» Set task: Your answer should be one number: how many lines of the data include the string "chart"?

» Data section:
+--

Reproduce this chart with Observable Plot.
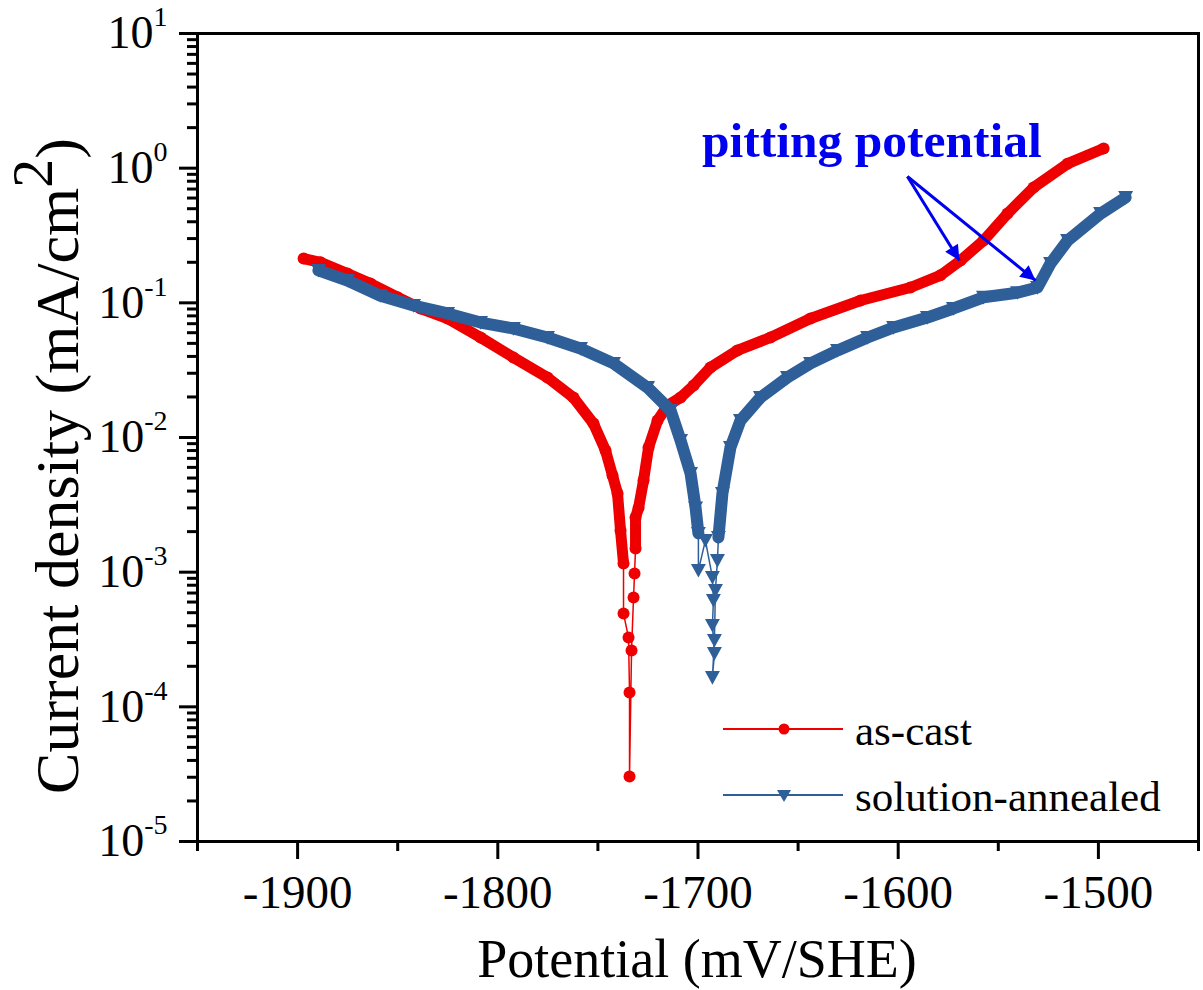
<!DOCTYPE html>
<html><head><meta charset="utf-8">
<script src="https://cdn.jsdelivr.net/npm/d3@7"></script>
<script src="https://cdn.jsdelivr.net/npm/@observablehq/plot@0.6"></script>
<style>
body{margin:0;background:#fff}
svg{font-family:"Liberation Serif","Times New Roman",serif}
</style>
</head><body><div id="chart"></div>
<script>
// ---- data (potential in mV/SHE, current density in mA/cm2) ----
const asCastPotential = [-1897.0,-1888.6,-1875.1,-1863.6,-1850.1,-1838.6,-1825.1,-1808.6,-1792.2,-1775.2,-1762.2,-1752.2,-1746.2,-1742.7,-1740.2,-1738.7,-1737.2,-1737.2,-1734.7,-1734.2,-1734.2,-1733.2,-1732.2,-1731.7,-1731.2,-1731.2,-1729.7,-1727.2,-1724.7,-1720.2,-1715.2,-1708.7,-1702.2,-1693.8,-1680.3,-1663.8,-1643.8,-1618.8,-1593.9,-1578.9,-1568.9,-1557.4,-1545.4,-1532.4,-1515.4,-1497.4];
const asCastCurrent = [0.213,0.200,0.165,0.139,0.110,0.0908,0.0765,0.0553,0.0393,0.0279,0.0198,0.0127,0.00801,0.00522,0.00384,0.00204,0.00116,4.93e-4,3.27e-4,1.28e-4,3.04e-5,2.62e-4,6.49e-4,9.77e-4,0.0015,0.00255,0.0030,0.0048,0.00843,0.01337,0.0173,0.0198,0.0243,0.0331,0.0443,0.0553,0.0765,0.104,0.130,0.160,0.206,0.290,0.460,0.718,1.08,1.40];
const annealedPotential = [-1889.6,-1875.1,-1858.6,-1842.1,-1825.1,-1808.6,-1792.2,-1775.2,-1758.7,-1742.2,-1725.2,-1713.7,-1708.7,-1703.7,-1701.2,-1699.8,-1699.8,-1696.3,-1692.8,-1692.3,-1692.8,-1691.8,-1692.8,-1691.8,-1691.3,-1690.3,-1689.8,-1687.8,-1683.8,-1678.8,-1668.8,-1655.3,-1643.8,-1630.3,-1615.3,-1602.3,-1585.4,-1572.4,-1557.4,-1540.4,-1530.4,-1523.9,-1515.4,-1498.9,-1486.4];
const annealedCurrent = [0.174,0.1466,0.113,0.0955,0.0834,0.0714,0.0645,0.0553,0.0458,0.0355,0.0235,0.0159,0.0095,0.0054,0.0030,0.00194,0.00103,0.00172,9.14e-4,6.17e-4,4.02e-4,2.49e-4,1.65e-4,3.11e-4,7.31e-4,0.00122,0.00181,0.00384,0.00843,0.01337,0.0198,0.0279,0.0355,0.0443,0.0553,0.0656,0.0778,0.0908,0.110,0.119,0.130,0.196,0.290,0.460,0.605];

const seriesNames = ["as-cast", "solution-annealed"];
const xMajorTicks = [-1900, -1800, -1700, -1600, -1500];
const xMinorTicks = [-1950, -1850, -1750, -1650, -1550, -1450];
const yDecadeExponents = [-5, -4, -3, -2, -1, 0, 1];
const xTitle = "Potential (mV/SHE)";
const yTitle = "Current density (mA/cm";
const annotationText = ["pitting potential"];
const annotationTextX = [-1698];
const annotationTextY = [1.6];
const arrowStartX = [-1595.4, -1595.4];
const arrowStartY = [0.867, 0.867];
const arrowEndX = [-1569.4, -1531.4];
const arrowEndY = [0.206, 0.1466];

// ---- build tables ----
const asCast = asCastPotential.map((p, k) => ({p, i: asCastCurrent[k]}));
const annealed = annealedPotential.map((p, k) => ({p, i: annealedCurrent[k]}));
const arrows = arrowStartX.map((x, k) => ({x1: x, y1: arrowStartY[k], x2: arrowEndX[k], y2: arrowEndY[k]}));
const labels = annotationText.map((t, k) => ({t, x: annotationTextX[k], y: annotationTextY[k]}));
const yMajor = yDecadeExponents.map(e => Math.pow(10, e));
const yMinor = yDecadeExponents.slice(0, -1).flatMap(e => d3.range(2, 10).map(m => m * Math.pow(10, e)));

const RED = "#ee0000", BLUE = "#2f5f98", ANN = "#0000f0";
const redBand = 0.0011, blueBand = 0.00175;
const triDown = {draw(ctx, size) {
  const r = Math.sqrt(size / Math.PI);
  const w = r * 1.15, h = r * 1.0;
  ctx.moveTo(-w, -h); ctx.lineTo(w, -h); ctx.lineTo(0, h * 1.1); ctx.closePath();
}};
const blank = () => "";

const plot = Plot.plot({
  width: 1203, height: 990,
  marginLeft: 197, marginRight: 5, marginTop: 33, marginBottom: 149,
  style: {fontFamily: '"Liberation Serif","Times New Roman",serif', background: "white", color: "black"},
  x: {domain: [-1950, -1450]},
  y: {type: "log", domain: [1e-5, 10]},
  marks: [
    // as-cast
    Plot.line(asCast, {x: "p", y: d => d.i > redBand ? d.i : NaN, stroke: RED, strokeWidth: 11, strokeLinecap: "round", strokeLinejoin: "round"}),
    Plot.line(asCast, {x: "p", y: "i", stroke: RED, strokeWidth: 1.5}),
    Plot.dot(asCast, {x: "p", y: "i", r: 6, fill: RED}),
    // solution-annealed
    Plot.line(annealed, {x: "p", y: d => d.i > blueBand ? d.i : NaN, stroke: BLUE, strokeWidth: 12, strokeLinecap: "round", strokeLinejoin: "round"}),
    Plot.line(annealed, {x: "p", y: "i", stroke: BLUE, strokeWidth: 1.5}),
    Plot.dot(annealed, {x: "p", y: "i", r: 6.5, fill: BLUE, symbol: triDown}),
    // annotation
    Plot.link(arrows, {x1: "x1", y1: "y1", x2: "x2", y2: "y2", stroke: ANN, strokeWidth: 3}),
    Plot.text(labels, {x: "x", y: "y", text: "t", fill: ANN, fontWeight: "bold", fontSize: 49.5, textAnchor: "start"}),
    // axes
    Plot.axisX({ticks: xMinorTicks, tickSize: 10, tickFormat: blank, strokeWidth: 3, label: null}),
    Plot.axisX({ticks: xMajorTicks, tickSize: 18, tickPadding: 15, tickFormat: d => `${d}`, fontSize: 47, strokeWidth: 3, label: null}),
    Plot.axisY({ticks: yMinor, tickSize: 10, tickFormat: blank, strokeWidth: 3, label: null}),
    Plot.axisY({ticks: yMajor, tickSize: 18, tickPadding: 12, tickFormat: d => `${Math.round(Math.log10(d))}`, fontSize: 46, strokeWidth: 3, label: null}),
    Plot.frame({stroke: "black", strokeWidth: 3})
  ]
});

document.getElementById("chart").appendChild(plot);
const svg = d3.select(plot);

// superscript tick labels 10^n
svg.selectAll('[aria-label="y-axis tick label"] text').each(function() {
  const e = this.textContent;
  if (!e) return;
  const t = d3.select(this);
  t.text(null);
  t.append("tspan").text("10");
  t.append("tspan").attr("font-size", 28).attr("dy", -22).text(e);
});

// arrow heads
const defs = svg.append("defs");
defs.append("marker").attr("id", "ahead").attr("viewBox", "0 0 10 10")
  .attr("refX", 10).attr("refY", 5).attr("markerUnits", "userSpaceOnUse")
  .attr("markerWidth", 24).attr("markerHeight", 15).attr("orient", "auto")
  .append("path").attr("d", "M0,0L10,5L0,10z").attr("fill", ANN);
svg.selectAll('[aria-label="link"] path').attr("marker-end", "url(#ahead)");

// axis titles
svg.append("text").attr("x", 697).attr("y", 977).attr("text-anchor", "middle")
  .attr("font-size", 54).attr("fill", "black").text(xTitle);
const yt = svg.append("text").attr("transform", "translate(78,466) rotate(-90)")
  .attr("text-anchor", "middle").attr("font-size", 62).attr("fill", "black");
yt.append("tspan").text(yTitle);
yt.append("tspan").attr("font-size", 58).attr("dy", -26).text("2");
yt.append("tspan").attr("font-size", 62).attr("dy", 26).text(")");

// legend
const lg = svg.append("g").attr("font-size", 43).attr("fill", "black").attr("text-anchor", "start");
const items = [{name: seriesNames[0], color: RED, y: 729, sym: "dot"}, {name: seriesNames[1], color: BLUE, y: 795, sym: "tri"}];
items.forEach(it => {
  lg.append("line").attr("x1", 723).attr("x2", 843).attr("y1", it.y).attr("y2", it.y)
    .attr("stroke", it.color).attr("stroke-width", 2);
  if (it.sym === "dot") lg.append("circle").attr("cx", 784).attr("cy", it.y).attr("r", 5.5).attr("fill", it.color);
  else lg.append("path").attr("d", `M${777},${it.y - 5}L${791},${it.y - 5}L${784},${it.y + 7}Z`).attr("fill", it.color);
  lg.append("text").attr("x", 855).attr("y", it.y + 16).attr("text-anchor", "start").text(it.name);
});
</script>
</body></html>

+--

» Complete response: 3